En revanche, la mission de protection et de surveillance du territoire national et de l’espace européen, pour faire face à des criminalités à très hautes capacités techniques (repérages satellitaires, interceptions en mer, cybercriminalité), comme à des catastrophes naturelles ou industrielles, est largement délaissée.
En contrepartie de ces faiblesses, peut-on au moins se satisfaire d’un coût limité ?
Selon le SIPRI (3) , les dépenses militaires mondiales s’élevaient en 2010 à 1630 milliards de dollars, dont 45% pour les Etats-Unis (700 milliards) et 380milliards pour l’Europe, soit près du quart des dépenses mondiales (dont France et Royaume Uni 60 milliards et Allemagne 45 milliards, soit 10% des dépenses mondiales). Or malgré l’importance de ces montants, la préférence de tous les Etats pour des capacités nationales les rend à la fois impuissants à être plus qu’un valet d’armes dans l’Alliance atlantique et l’Europe avec ses membres est incapable de mener à bien des opérations extérieures de conséquence. Le coût de la non-Europe se double d’un gaspillage de ressources pour de dérisoires « armées bonzaïs ».L’affaiblissement d’une perspective d’européanisation, y compris dans l’industrie d’armement, se double d’un alignement sur les représentations « otaniennes » affaiblies par l’écart croissant entre les capacités étasuniennes et toutes les composantes nationales européennes.

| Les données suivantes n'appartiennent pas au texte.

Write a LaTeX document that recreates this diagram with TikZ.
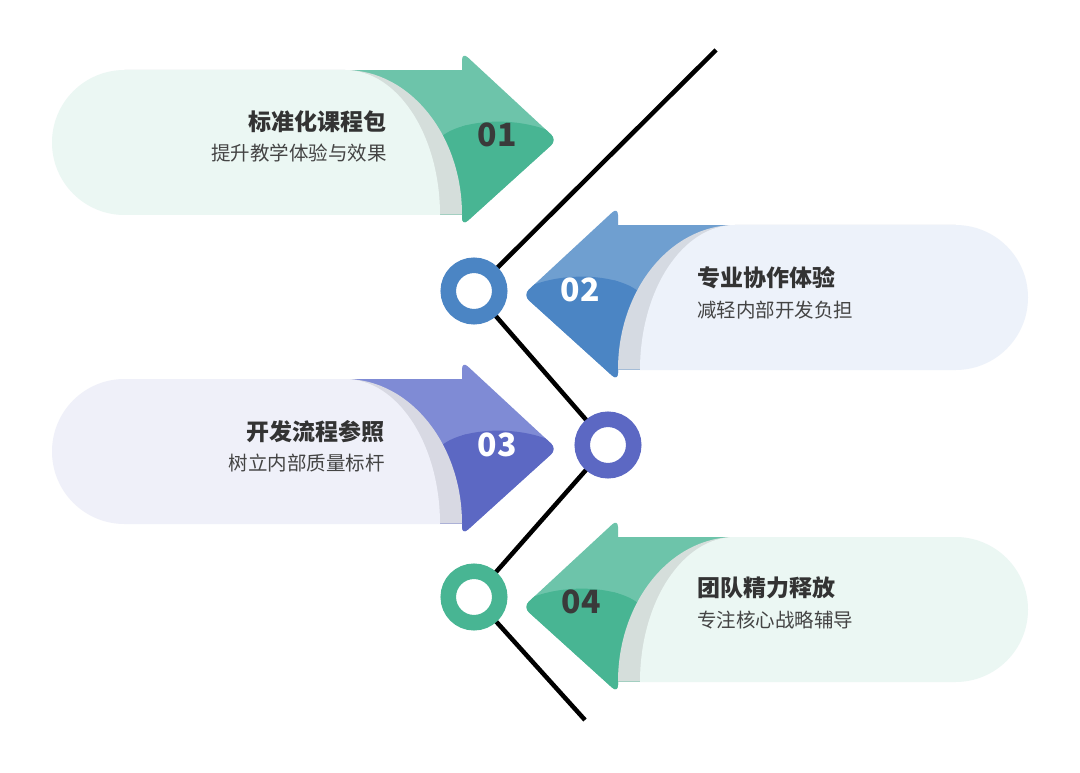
\documentclass[tikz,border=0pt]{standalone}
\usepackage{fontspec}
\setmainfont{Noto Sans CJK SC}
\definecolor{gL}{HTML}{6DC4AA}
\definecolor{gD}{HTML}{48B593}
\definecolor{gG}{HTML}{D5DEDB}
\definecolor{gP}{HTML}{EBF7F3}
\definecolor{bL}{HTML}{6F9FD0}
\definecolor{bD}{HTML}{4B85C4}
\definecolor{bG}{HTML}{D5DAE2}
\definecolor{bP}{HTML}{EDF2FA}
\definecolor{pL}{HTML}{7F8BD5}
\definecolor{pD}{HTML}{5C68C3}
\definecolor{pG}{HTML}{D8D9E3}
\definecolor{pP}{HTML}{EFF0F9}
\definecolor{txtA}{HTML}{333333}
\definecolor{txtB}{HTML}{444444}
\definecolor{numD}{HTML}{3A3A3A}
\newcommand\stagearrow[4]{%
  % body and head (light)
  \fill[#1] (345,0) rectangle (466,144.2);
  \fill[#1, rounded corners=8pt] (462,-18) -- (557,70) -- (462,156) -- cycle;
  % darker lower part
  \begin{scope}
    \clip (345,0) rectangle (466,144.2);
    \fill[#2] (400,72) -- (440,68) .. controls (460,48) and (530,43) .. (570,72) -- (570,170) -- (400,170) -- cycle;
  \end{scope}
  \begin{scope}
    \clip[rounded corners=8pt] (462,-18) -- (557,70) -- (462,156) -- cycle;
    \fill[#2] (400,72) -- (440,68) .. controls (460,48) and (530,43) .. (570,72) -- (570,170) -- (400,170) -- cycle;
  \end{scope}
  % grey shadow band
  \fill[#3] (124.5,0) -- (345,0) .. controls (409.6,0) and (462,65) .. (462,144.6) -- (124.5,144.6) -- cycle;
  % pill
  \fill[#4] (124.5,0) -- (345,0) .. controls (397.4,0) and (440,65) .. (440,145) -- (124.5,145) -- cycle;
  \fill[#4] (124.5,72.5) circle[radius=72.5];
}
\tikzset{
  ring/.style={circle, inner sep=0pt, minimum size=51.5pt, line width=15.5pt, fill=white, draw=#1},
  ttl/.style={font=\fontsize{23}{23}\selectfont\bfseries, text=txtA, inner sep=0pt},
  subt/.style={font=\fontsize{19.5}{20}\selectfont, text=txtB, inner sep=0pt},
  num/.style={font=\fontsize{32}{32}\selectfont\bfseries, inner sep=0pt, text=#1},
}
\begin{document}
\begin{tikzpicture}[x=1pt,y=-1pt]
\useasboundingbox (0,0) rectangle (1080,773);
\fill[white] (0,0) rectangle (1080,773);
\begin{scope}[shift={(0,70)}] \stagearrow{gL}{gD}{gG}{gP} \end{scope}
\begin{scope}[shift={(1080,225)}, xscale=-1] \stagearrow{bL}{bD}{bG}{bP} \end{scope}
\begin{scope}[shift={(0,379)}] \stagearrow{pL}{pD}{pG}{pP} \end{scope}
\begin{scope}[shift={(1080,537)}, xscale=-1] \stagearrow{gL}{gD}{gG}{gP} \end{scope}
% timeline
\coordinate (ltop) at (716,50);
\coordinate (c2) at (474,291);
\coordinate (c3) at (608,445);
\coordinate (c4) at (474,597);
\coordinate (lend) at (585,720);
\draw[line width=4.5pt] (ltop) -- (c2) -- (c3) -- (c4) -- (lend);
\node[ring=bD] (r2) at (c2) {};
\node[ring=pD] (r3) at (c3) {};
\node[ring=gD] (r4) at (c4) {};
% numbers
\node[num=numD] (n1) at (497,135) {01};
\node[num=white] (n2) at (580,290) {02};
\node[num=white] (n3) at (497,445) {03};
\node[num=numD] (n4) at (581,602) {04};
% texts
\node[ttl, anchor=base east] (t1) at (387,130.7) {标准化课程包};
\node[subt, anchor=base east] (s1) at (387,160.4) {提升教学体验与效果};
\node[ttl, anchor=base west] (t2) at (697,286.7) {专业协作体验};
\node[subt, anchor=base west] (s2) at (697,317.4) {减轻内部开发负担};
\node[ttl, anchor=base east] (t3) at (385,440.7) {开发流程参照};
\node[subt, anchor=base east] (s3) at (385,470.4) {树立内部质量标杆};
\node[ttl, anchor=base west] (t4) at (697,596.7) {团队精力释放};
\node[subt, anchor=base west] (s4) at (697,627.4) {专注核心战略辅导};
\end{tikzpicture}
\end{document}
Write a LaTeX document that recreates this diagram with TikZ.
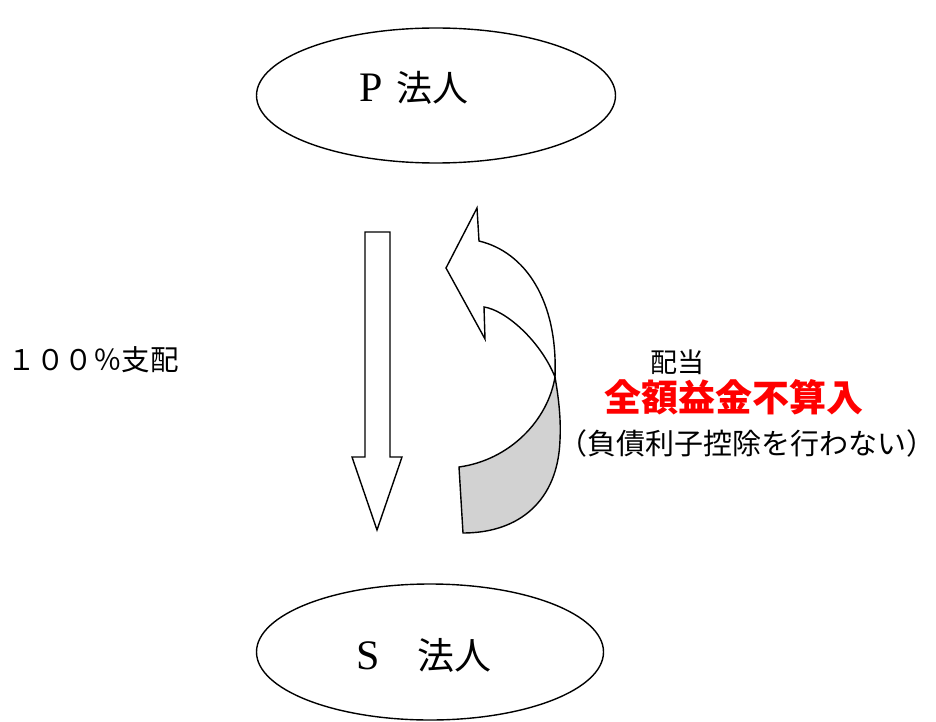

(3) Stockholm international peace research institute
Plus d’Europe
La sécurité et la fonction de protection de la population ne sont pas pensées et organisées pour le bénéfice optimal des populations. A l’intérieur, la gestion technique des individus et des populations (fichiers, regroupements) se substitue à leur protection. Dans un contexte de récession économique, l’articulation entre l’accroissement des inégalités et l’essor de la délinquance et de la violence sociale (notamment pour certains groupes tels les jeunes) est peu prise en compte.
Vers l’extérieur, les réponses strictement nationales aux problèmes sont devenues littéralement impossibles, mais l’existence de solidarités de fait en Europe ne s’inscrit pas dans un projet institutionnel. Nul ne sait jusqu’où on irait face à une menace d’intensité forte, voire d’une agression, ni ce qu’il en adviendrait. La comparaison avec les solidarités budgétaires au sein de la zone monétaire encore commune peut éclairer.
Dans un contexte dit sans « ennemis », les principales menaces désignées (terrorisme, prolifération, cyber guerre) sont sans commune mesure avec les moyens pourtant disponibles. Tout se passe comme si, dans un monde peut- être plus fragilisé que rendu dangereux par une volonté d’agression, le très vieux sentiment d’une fatalité de la violence, et donc de la nécessité d’une protection souveraine, permettait que les insécurités internationales et nationales soient plus instrumentalisées qu’analysées et combattues. La réorientation des moyens vers la protection commune d’un territoire européen, pour les populations et avec leur appui, permettrait de rétablir un lien entre elles et la sécurité collective. Une relance des coopérations en Europe reste le seul moyen d’éviter la proche marginalisation d’Etats dont les crises budgétaires accroîtront l’incapacité à jouer à eux seuls un rôle mondial.